Примерно в это же время – в конце апреля – началось заметное облегчение нашего режима, мы получили большую свободу передвижения внутри тюрьмы, и даже надзиратели стали менее грубыми. Я не знаю, чем это было вызвано, то ли большевики не могли найти доказательства против нас, то ли мы были обязаны этим влиянию людей в Москве, знавших кн. Львова, то ли действиям моей жены и наших здешних друзей, то ли чему-то другому. Благодаря влиянию кн. Львова и его способности очаровывать каждого, кто соприкасался с ним, страшный начальник тюрьмы стал вполне дружелюбным, позволял оставаться во дворе столько, сколько нам хотелось, оставлял наши камеры незапертыми и давал нам другие небольшие поблажки. Он был необразованным человеком, как и большинство большевистских чиновников, и у него не было опыта управления таким большим хозяйством, во главе которого он стоял. Он часто советовался с кн. Львовым по вопросам домоводства, и к концу нашего заключения кн. Львов стал de facto управителем и поваром тюрьмы с остальными заключенными в роли помощников.

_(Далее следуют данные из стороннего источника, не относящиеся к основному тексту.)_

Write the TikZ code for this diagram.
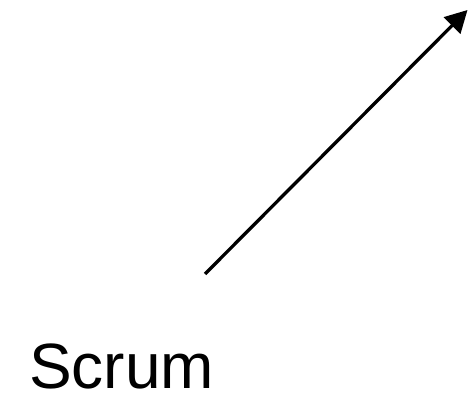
\documentclass[tikz,border=0pt]{standalone}
\usepackage{fontspec}
\setmainfont{Liberation Sans}
\usetikzlibrary{arrows.meta, positioning}

\begin{document}
\begin{tikzpicture}[
        x=1pt, y=-1pt,
        label/.style={inner sep=0pt, anchor=base west, font=\fontsize{64}{64}\selectfont},
        arrow/.style={-{Triangle[length=22pt, width=23pt]}, line width=3.3pt}
    ]
        \useasboundingbox (0,0) rectangle (468,403);
        \node[label] (scrum) at (29,388) {Scrum};
        \coordinate (tail) at (205,274);
        \coordinate (head) at (467.5,10);

        \draw[arrow] (tail) -- (head);
    \end{tikzpicture}
\end{document}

Население тюрьмы постепенно росло. Среди вновь прибывших были двое личных слуг императорской семьи, один из них мальчик лет пятнадцати – товарищ игр наследника престола. Оба они позже были расстреляны, в тот же день, что и их несчастный господин. Некоторые из новичков оставались в тюрьме всего несколько дней, а затем исчезали. Были ли они освобождены или расстреляны, никто не знал. Более вероятным кажется последнее.
Однажды теплым летним днем, примерно в конце мая, я работал в тюремном дворе с другими заключенными. Вид окружающих холмов, покрытых лесами, со свежей зеленью, темно-голубое небо и жаркое солнце, поющие птицы и веселые голоса детей, играющих на улице за тюремными стенами, – все это делало невозможным оставаться в душной камере, и мы придумывали самые разнообразные предлоги, чтобы оставаться снаружи так долго, как только возможно. В такие дни особенно чувствуешь тяготы заключения и всей душой стремишься к свободе, любви и действию. Ко мне подошел надзиратель и пригласил в контору. По пути туда я пытался угадать, что бы это значило. Я не ждал жену, так как она только что уехала из города навестить детей в Тюмени, и, как она сказала позже, без малейшей надежды на мое скорое освобождение.

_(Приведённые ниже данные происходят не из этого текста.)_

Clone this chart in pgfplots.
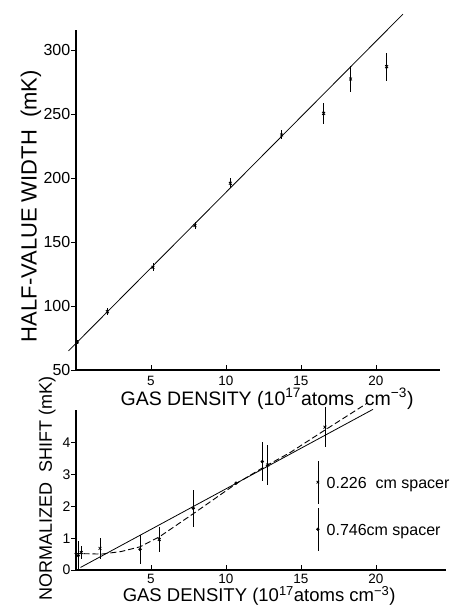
\documentclass[border=0pt]{standalone}
\usepackage{fontspec}
\setmainfont{Liberation Sans}
\usepackage{pgfplots}
\pgfplotsset{compat=1.18}
\usepackage{pgfplotstable}

% top panel: half-value width
\pgfplotstableread{
x y ey
0.10 72.0 1.5
2.09 95.6 2.6
5.13 130.2 3.0
7.93 162.8 3.0
10.29 195.8 4.0
13.71 233.6 3.5
16.51 250.5 8.0
18.31 277.3 10.0
20.71 287.0 11.0
}\topdata

% bottom panel: 0.226 cm spacer (crosses)
\pgfplotstableread{
x y ey
0.35 0.55 0.20
1.60 0.68 0.34
5.55 0.96 0.38
12.78 3.30 0.62
16.60 4.49 0.62
}\crossdata

% bottom panel: 0.746 cm spacer (dots)
\pgfplotstableread{
x y ey
0.15 0.45 0.45
4.27 0.65 0.46
7.82 1.94 0.58
10.67 2.73 0.00
12.42 3.41 0.62
}\dotdata

\begin{document}
\begin{tikzpicture}
\path[use as bounding box] (0,0) rectangle (458pt,608pt);
\pgfplotsset{
  myaxis/.style={
    scale only axis,
    axis lines=left,
    axis line style={-, line width=1.2pt},
    tick align=outside,
    major tick length=5pt,
    tick style={line width=0.9pt, black},
    x tick style={yshift=5pt},
    /pgf/number format/assume math mode=true,
    clip=false,
    xtick={5,10,15,20},
    x tick label style={inner sep=1pt, font=\fontsize{13.5}{13.5}\selectfont},
    y tick label style={inner sep=0.5pt},
  },
  ebar/.style={error bars/.cd, y dir=both, y explicit, error mark=none,
    error bar style={line width=0.8pt}},
}

% ---------- top panel ----------
\begin{axis}[myaxis,
  at={(76pt,238pt)}, anchor=south west,
  width=364pt, height=340pt,
  xmin=0, xmax=24.27, ymin=50, ymax=315.6,
  ytick={50,100,150,200,250,300},
  y tick label style={font=\fontsize{16}{16}\selectfont},
  xlabel={GAS DENSITY (10\textsuperscript{17}atoms\ \ cm\textsuperscript{−3})},
  xlabel style={at={(axis description cs:0.525,-0.085)}, anchor=center,
    font=\fontsize{19.5}{19.5}\selectfont},
  ylabel={HALF-VALUE WIDTH\ \ (mK)},
  ylabel style={at={(axis description cs:-0.124,0.482)}, anchor=center,
    font=\fontsize{22}{22}\selectfont},
]
\addplot[black, line width=0.8pt] coordinates {(-0.5,64.9) (21.8,328)};
\addplot[black, only marks, mark=x, mark size=2pt, mark options={line width=0.8pt},
  ebar] table[x=x, y=y, y error=ey] {\topdata};
\end{axis}

% ---------- bottom panel ----------
\begin{axis}[myaxis,
  at={(76pt,38pt)}, anchor=south west,
  width=370pt, height=160pt,
  xmin=0, xmax=24.67, ymin=0, ymax=5.03,
  ytick={0,1,2,3,4},
  y tick label style={font=\fontsize{14}{14}\selectfont},
  x tick label style={yshift=2pt},
  xlabel={GAS DENSITY (10\textsuperscript{17}atoms\ cm\textsuperscript{−3})},
  xlabel style={at={(axis description cs:0.495,-0.1)}, anchor=north,
    inner sep=0pt, font=\fontsize{18.5}{18.5}\selectfont},
  ylabel={NORMALIZED\ \ SHIFT (mK)},
  ylabel style={at={(axis description cs:-0.078,0.51)}, anchor=center,
    font=\fontsize{18}{18}\selectfont},
]
\addplot[black, line width=0.8pt] coordinates {(0.3,0.08) (19.8,5.05)};
\addplot[black, line width=0.9pt, dash pattern=on 6pt off 3pt] coordinates {
  (-0.1,0.52) (1.7,0.50) (3.0,0.58) (4.27,0.73) (5.55,1.04) (7.82,1.77)
  (10.7,2.72) (12.4,3.20) (14.3,3.70) (16.6,4.40) (19.4,5.24)};
\addplot[black, only marks, mark=x, mark size=2pt, mark options={line width=0.8pt},
  ebar] table[x=x, y=y, y error=ey] {\crossdata};
\addplot[black, only marks, mark=*, mark size=1.5pt, ebar]
  table[x=x, y=y, y error=ey] {\dotdata};
% key
\addplot[black, only marks, mark=x, mark size=1.8pt, mark options={line width=0.8pt},
  ebar] coordinates {(16.13,2.76) +- (0,0.67)};
\addplot[black, only marks, mark=*, mark size=1.5pt, ebar]
  coordinates {(16.13,1.28) +- (0,0.67)};
\node[anchor=base west, inner sep=0pt, font=\fontsize{16}{16}\selectfont]
  at (axis cs:16.7,2.57) {0.226\ \ cm spacer};
\node[anchor=base west, inner sep=0pt, font=\fontsize{16}{16}\selectfont]
  at (axis cs:16.7,1.10) {0.746cm spacer};
\end{axis}
\end{tikzpicture}
\end{document}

Комиссар юстиции, русский, который вел наше дело, встретил меня в конторе и пригласил сесть. Он начал меня допрашивать, задавая практически те же вопросы, что задавали нам раньше, и после часовой беседы дал мне с улыбкой подписать бумагу. В ней говорилось, что до суда мне разрешалось жить в Тюмени под надзором местного Совета, но без права выезда из города. Я сразу не понял, что говорится в бумаге, это было так неожиданно! Я подписал и потом спросил о моих двух друзьях и когда, по его мнению, начнется суд. На первый вопрос он не ответил, а относительно суда сказал, что он состоится не позже конца июня.